STATED EXERCISE:
What is the number of lines that include the word "document"? Provide only that figure.

SOURCE DATA:
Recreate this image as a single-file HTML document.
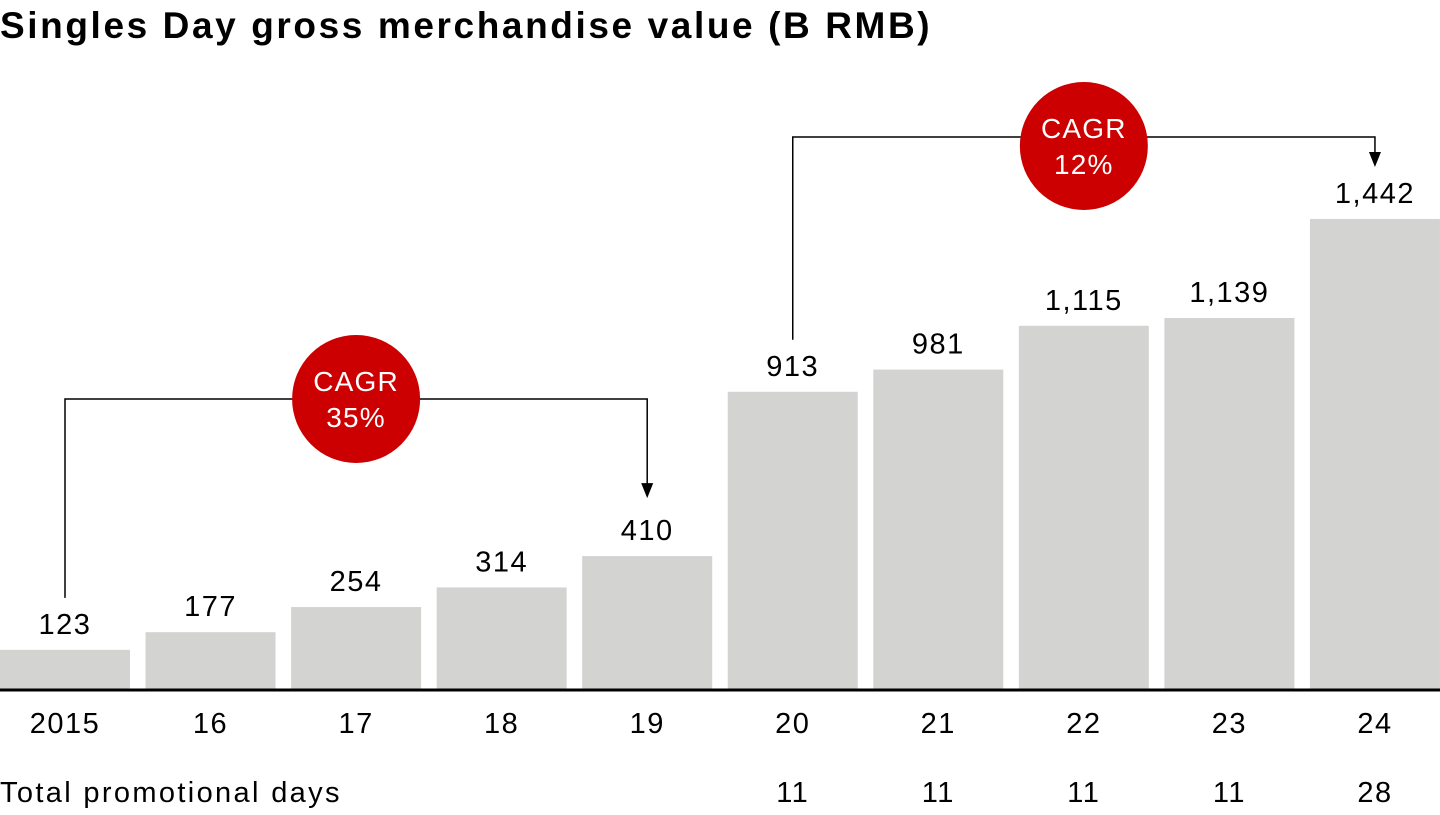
<!DOCTYPE html>
<html><head><meta charset="utf-8"><style>
body{margin:0;background:#fff;width:1440px;height:810px;overflow:hidden;font-family:"Liberation Sans",sans-serif}
</style></head><body>
<svg id="chart" width="1440" height="810" xmlns="http://www.w3.org/2000/svg">
<text x="0" y="38" font-size="37" font-weight="bold" letter-spacing="2.6" fill="#000">Singles Day gross merchandise value (B RMB)</text>
<g id="bars"></g>
<line x1="0" x2="1440" y1="690" y2="690" stroke="#000" stroke-width="3"/>
<text x="0" y="802" font-size="29" letter-spacing="2.35" fill="#000">Total promotional days</text>
<g id="ann"></g>
</svg>
<script>
const categories=["2015","16","17","18","19","20","21","22","23","24"];
const values=[123,177,254,314,410,913,981,1115,1139,1442];
const valueLabels=["123","177","254","314","410","913","981","1,115","1,139","1,442"];
const promoDays=["","","","","","11","11","11","11","28"];
const cagrLabels=["35%","12%"];
const NS="http://www.w3.org/2000/svg";
const base=690,scale=471/1442,pitch=145.55,bw=130;
const xc=i=>i*pitch+65;
const yv=v=>base-v*scale;
function mk(t,a,p){const e=document.createElementNS(NS,t);for(const k in a)e.setAttribute(k,a[k]);p.appendChild(e);return e;}
const g=document.getElementById('bars');
const ts={'font-size':29,'letter-spacing':1.5,'text-anchor':'middle',fill:'#000'};
categories.forEach((c,i)=>{
 const r=mk('rect',{x:xc(i)-bw/2,y:yv(values[i]),width:bw,height:base-yv(values[i]),fill:'#d3d3d2'},g);
 
 
 const t=mk('text',Object.assign({x:xc(i),y:yv(values[i])-16},ts),g);t.textContent=valueLabels[i];
 
 
 const a=mk('text',Object.assign({x:xc(i),y:733},ts),g);a.textContent=c;
 
 
 if(promoDays[i]){const p=mk('text',Object.assign({x:xc(i),y:802},ts),g);p.textContent=promoDays[i];
 
 }
});
const an=document.getElementById('ann');
function bracket(i0,i1,yTop,label,idx){
 const x0=xc(i0),x1=xc(i1),y0=yv(values[i0])-52,y1=yv(values[i1])-58+(idx==2?6:0);
 const pl=mk('polyline',{points:`${x0},${y0} ${x0},${yTop} ${x1},${yTop} ${x1},${y1-14}`,fill:'none',stroke:'#000','stroke-width':1.5},an);
 
 
 const ar=mk('polygon',{points:`${x1-6},${y1-15} ${x1+6},${y1-15} ${x1},${y1}`,fill:'#000'},an);
 
 
 const cx=(x0+x1)/2,cy=yTop+(idx==2?9:0);
 const c=mk('circle',{cx:cx,cy:cy,r:64,fill:'#cc0000'},an);
 
 
 const t1=mk('text',{x:cx,y:cy-8,'font-size':28,'letter-spacing':1.2,'text-anchor':'middle',fill:'#fff'},an);t1.textContent='CAGR';
 
 
 const t2=mk('text',{x:cx,y:cy+28,'font-size':28,'letter-spacing':1.2,'text-anchor':'middle',fill:'#fff'},an);t2.textContent=label;
 
 
}
bracket(0,4,399,cagrLabels[0],1);
bracket(5,9,137,cagrLabels[1],2);
</script>
</body></html>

THE COMPLETED TASK:
4